Axion Dark Matter and Plateau-Plateau Transition in Quantum Hall Effect

TL;DR

This paper suggests that axion dark matter influences quantum Hall effect experiments by affecting the plateau-plateau transition, providing evidence for axions with a mass around 10^{-5} eV through observed microwave frequencies.

Contribution

It introduces a model linking axion dark matter to observable effects in quantum Hall systems, explaining anomalous saturation frequencies and transition behaviors.

Findings

Saturation frequency around 2.4 GHz indicates axion mass of ~10^{-5} eV.

Axion effects dominate over thermal effects below 50 mK.

Experimental anomalies explained by axion microwave interactions.

Abstract

Axion dark matter inevitably generates electromagnetic radiation in quantum Hall effect experiments that use strong magnetic fields.
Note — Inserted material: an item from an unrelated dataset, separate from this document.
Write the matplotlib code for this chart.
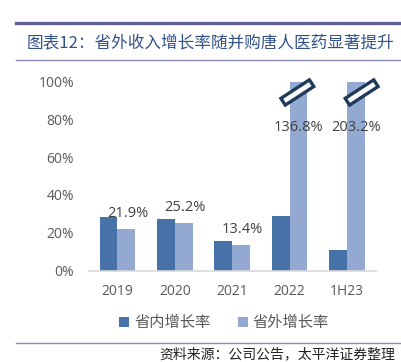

Although these emissions are very weak, we have shown using a QCD axion model that they influence the plateau-plateau transition at low temperatures (below $100$ mK) in a system with a large surface area (greater than $10^{-3}\rm cm^2$) of two-dimensional electrons. By analyzing previous experiments that show saturation of the transition width $\Delta B$ as temperature and microwave frequency change, we provide evidence for the presence of axions. Notably, in most experiments without axion effects, the saturation frequency $f_s(T)$ is less than $1$ GHz at temperatures of $100$ mK or higher and for system sizes of $10^{-3}\rm cm^2$ or smaller. Additionally, the frequency $f_s(T)$ decreases with decreasing temperature or increasing system size. However, there are experiments that show a saturation frequency $f_s(T)\simeq 2.4$GHz despite a low temperature of 35 mK and a large surface area of $6.6\times 10^{-3}\rm cm^2$ for the Hall bar. This identical frequency of approximately $2.4$ GHz has also been observed in different plateau transitions and in Hall bars of varying sizes. These unexpected results are caused by axion microwaves. The saturation frequency $f_s=m_a/2\pi$ of $\simeq 2.4$ GHz implies an axion mass of $\simeq 10^{-5}$eV. By comparing the axion effect with thermal effect on the width $\Delta B$, we have shown the dominance of the axion effect over thermal effect at low temperature less than $50$mK. The dominance of the axion effect is attributed to significant absorption of axion energy, which is proportional to the square of the number of electrons involved.